Concretely, the gateway sets deadline = now() + 30s when it accepts the user request. It passes that deadline to A as a header (X-Deadline: 1735689630.123) or via gRPC metadata. A receives the deadline, computes its remaining budget as deadline - now(), and uses that as its own working budget. When A calls B, it passes the same deadline. When B sets its database timeout, it sets it to min(some_max, deadline - now() - small_buffer).
The properties this gives you: the original wait time is honored end-to-end. No layer ever waits longer than the user is waiting. When the user disconnects or times out, every downstream layer sees a deadline in the past and stops immediately. Retries respect the budget; if there are 200ms left and a single attempt takes 500ms, you do not retry.
What the deadline replaces
Deadlines do not replace per-call timeouts as a defense; they replace per-call timeouts as the primary mechanism. You still want a maximum per-call timeout as a safety rail (so a misbehaving downstream cannot bind your worker indefinitely), but the operational timeout is computed from the deadline. The ceiling is the safety net; the deadline is the policy.
The pattern also replaces the impulse to "tune timeouts." Once you have deadlines, the question is no longer "what should B's timeout to the database be?" The question is "how do we apportion the request budget among components?" That is a different and easier question, because it admits a real answer: B should reserve enough time to do its own work plus the maximum useful wait for the database.
Wiring it through
The hardest part of adopting deadlines is plumbing them through the call tree. Most HTTP clients and frameworks do not have first-class support. The mechanics:
Generate at the entry point. The gateway, edge proxy, or load balancer sets the deadline based on a request budget configured per route. Typical values: 30s for human-facing requests, 60s for batch operations, 5s for synchronous internal calls.
Propagate as a header or metadata. An absolute Unix timestamp (X-Deadline: 1735689630.123) is the easiest to reason about across clock-synchronized services. If clocks may drift, propagate a relative remaining budget (X-Deadline-Ms: 28500) and recompute at each hop, accepting that you lose precision for safety.
Read at every hop. Middleware decorates the request context with request.deadline. Every outbound call site queries this and computes its timeout as min(max_per_call, request.deadline - now() - safety_buffer).
Skip retries when the budget is gone. Retry logic checks the deadline before each attempt. If less than the worst-case attempt time remains, do not retry. This is the single highest-leverage place the pattern pays off.
Cancel work in flight. When the deadline expires, signal cancellation. In Go, this is a context cancellation; in Python with asyncio, it is task cancellation; in Java, it is a thread interrupt or future cancellation. The signal must propagate into the call stack so the work can stop, not just be ignored on return.
Retrofitting
You probably do not have deadlines today. Adding them to a running system is gradual, not big-bang. Start at the edge: pick the highest-traffic endpoint, set a deadline at the entry, propagate it through one or two layers, leave per-call timeouts in place as the safety net. Watch the metric "wasted CPU after client disconnect" drop; that is the signal that the pattern is working.

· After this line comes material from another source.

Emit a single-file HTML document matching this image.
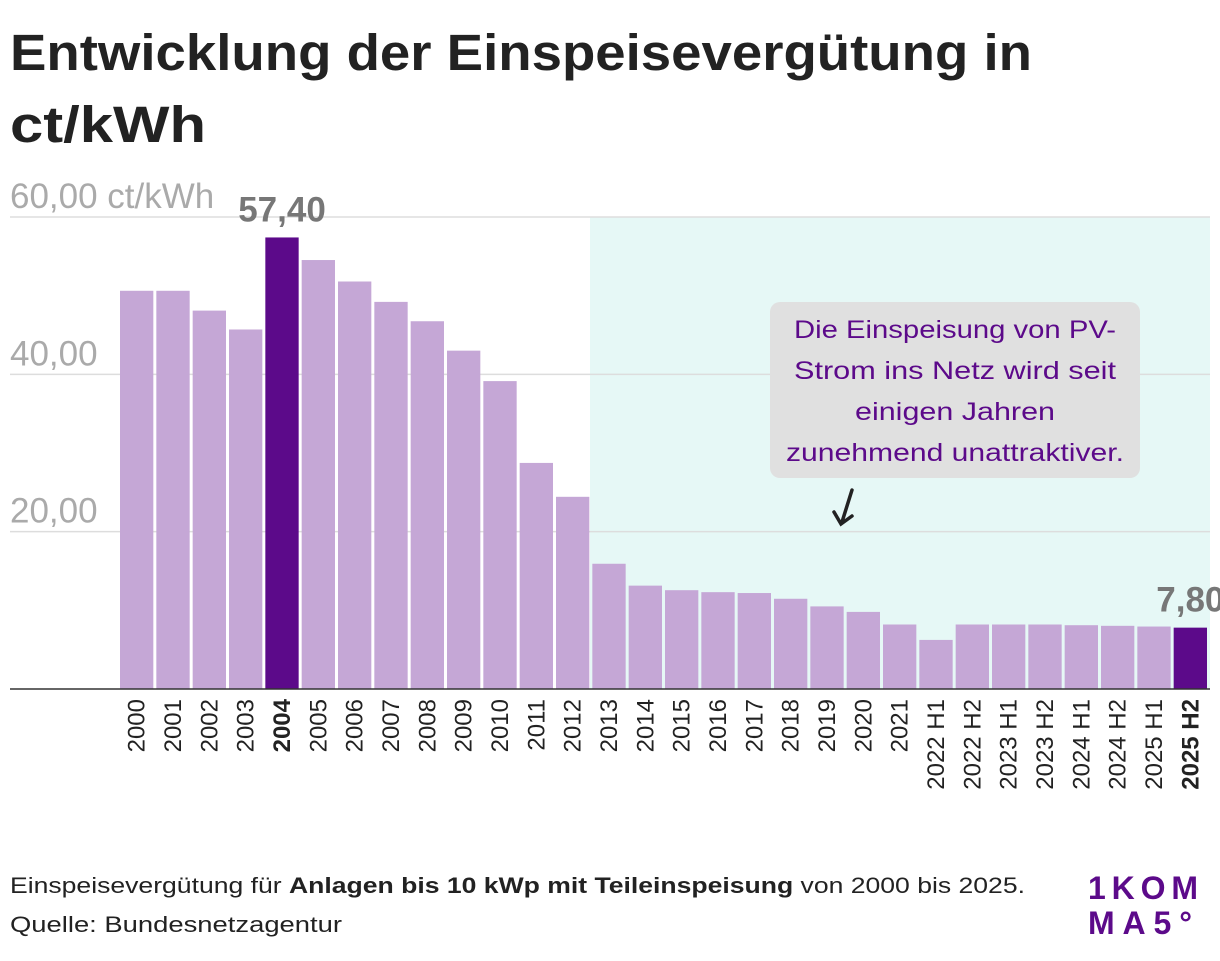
<!DOCTYPE html>
<html><head><meta charset="utf-8"><style>
body{margin:0;background:#fff;font-family:"Liberation Sans",sans-serif;}
svg text{font-family:"Liberation Sans",sans-serif;}
</style></head><body>
<svg width="1220" height="956" viewBox="0 0 1220 956">
<text x="10" y="70" font-size="51" font-weight="bold" fill="#222" textLength="1022" lengthAdjust="spacingAndGlyphs">Entwicklung der Einspeisevergütung in</text>
<text x="10" y="142" font-size="51" font-weight="bold" fill="#222" textLength="196" lengthAdjust="spacingAndGlyphs">ct/kWh</text>
<rect x="590" y="217" width="620" height="472" fill="#e6f8f6"/>
<g id="grid"></g>
<g id="bars"></g>
<line x1="10" y1="689" x2="1210" y2="689" stroke="#333" stroke-width="1.5"/>
<g id="xlabels"></g>
<g>
<rect x="770" y="302" width="370" height="176" rx="10" fill="#e0e0e0"/>
<text x="955" y="338" font-size="25" fill="#5c0a8a" text-anchor="middle" textLength="322" lengthAdjust="spacingAndGlyphs">Die Einspeisung von PV-</text>
<text x="955" y="379" font-size="25" fill="#5c0a8a" text-anchor="middle" textLength="322" lengthAdjust="spacingAndGlyphs">Strom ins Netz wird seit</text>
<text x="955" y="420" font-size="25" fill="#5c0a8a" text-anchor="middle" textLength="200" lengthAdjust="spacingAndGlyphs">einigen Jahren</text>
<text x="955" y="461" font-size="25" fill="#5c0a8a" text-anchor="middle" textLength="338" lengthAdjust="spacingAndGlyphs">zunehmend unattraktiver.</text>
<path d="M852 490 L842 522 M834 512 L841 524 L852 516" stroke="#222" stroke-width="3.5" fill="none" stroke-linecap="round"/>
</g>
<text x="10" y="893" font-size="22" fill="#222" textLength="1015" lengthAdjust="spacingAndGlyphs">Einspeisevergütung für <tspan font-weight="bold">Anlagen bis 10 kWp mit Teileinspeisung</tspan> von 2000 bis 2025.</text>
<text x="10" y="932" font-size="22" fill="#222" textLength="332" lengthAdjust="spacingAndGlyphs">Quelle: Bundesnetzagentur</text>
<g fill="#5c0a8a" font-weight="bold" font-size="32">
<text x="1088" y="899" textLength="110" lengthAdjust="spacing">1KOM</text>
<text x="1088" y="934" textLength="104" lengthAdjust="spacing">MA5°</text>
</g>
</svg>
<script>
const categories=["2000","2001","2002","2003","2004","2005","2006","2007","2008","2009","2010","2011","2012","2013","2014","2015","2016","2017","2018","2019","2020","2021","2022 H1","2022 H2","2023 H1","2023 H2","2024 H1","2024 H2","2025 H1","2025 H2"];
const values=[50.62,50.62,48.1,45.7,57.40,54.53,51.8,49.21,46.75,43.01,39.14,28.74,24.43,15.92,13.14,12.56,12.31,12.2,11.47,10.5,9.8,8.2,6.24,8.2,8.2,8.2,8.11,8.03,7.94,7.8];
const highlighted=["2004","2025 H2"];
const ticks=[20,40,60];
const tickLabels=["20,00","40,00","60,00 ct/kWh"];
const NS="http://www.w3.org/2000/svg";
const x0=120,x1=1210,base=689,scale=(689-217)/60;
const pitch=(x1-x0)/categories.length;
const y=v=>base-v*scale;
const grid=document.getElementById('grid'),bars=document.getElementById('bars'),xl=document.getElementById('xlabels');
function mk(t,a){const e=document.createElementNS(NS,t);for(const k in a)e.setAttribute(k,a[k]);return e;}
ticks.forEach((t,i)=>{
const l=mk('line',{x1:10,x2:1210,y1:y(t),y2:y(t),stroke:'#ddd','stroke-width':1.5});


grid.appendChild(l);
const tx=mk('text',{x:10,y:y(t)-9,'font-size':35,fill:'#aaa'});
tx.textContent=tickLabels[i];


grid.appendChild(tx);
});
categories.forEach((c,i)=>{
const hl=highlighted.includes(c);
const bx=x0+i*pitch;
const r=mk('rect',{x:bx,y:y(values[i]),width:pitch-3,height:values[i]*scale,fill:hl?'#5c0a8a':'#c5a7d6'});


bars.appendChild(r);
const cx=bx+(pitch-3)/2;
const t=mk('text',{x:0,y:0,'font-size':24,fill:'#222','text-anchor':'end',transform:`translate(${cx+8},${base+10}) rotate(-90)`});
if(hl)t.setAttribute('font-weight','bold');
t.textContent=c;


xl.appendChild(t);
if(hl){
const v=mk('text',{x:cx,y:y(values[i])-16,'font-size':35,'font-weight':'bold',fill:'#777','text-anchor':'middle'});
v.textContent=values[i].toFixed(2).replace('.',',');


bars.appendChild(v);
}
});
</script>
</body></html>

Then push the deadline deeper, layer by layer. Each layer that learns to respect the deadline removes a class of orphaned work. The transition can take months in a large system. The improvement is monotonic: every layer added improves things, no layer added makes things worse. Unlike most distributed-systems refactors, deadlines are an unambiguous gain.
What this teaches
The deeper lesson behind deadlines is that distributed-system call trees do not want per-call configuration; they want budgets that flow with the request. The same principle applies to retries (a retry budget, not per-call retries), to memory (a request memory budget, not per-allocation limits), to logging (a request log budget, not per-line throttles).
The pattern is uncomfortable at first because it requires components to coordinate through context rather than through static configuration. Once it is in place, it makes the system simpler, not more complex: there is exactly one knob per request type, and it has a meaning that survives transit through the architecture.
We use deadlines internally on the four developer APIs we run at DocuMint (PDF generation), CronPing (cron monitoring), FlagBit (feature flags), and WebhookVault (webhook capture and replay). Even at small scale the pattern earns its keep on the webhook replay path, where a slow target endpoint used to bind workers for the full 30-second timeout regardless of whether the originating request was still around. With deadlines, the worker frees as soon as the originating webhook delivery times out upstream.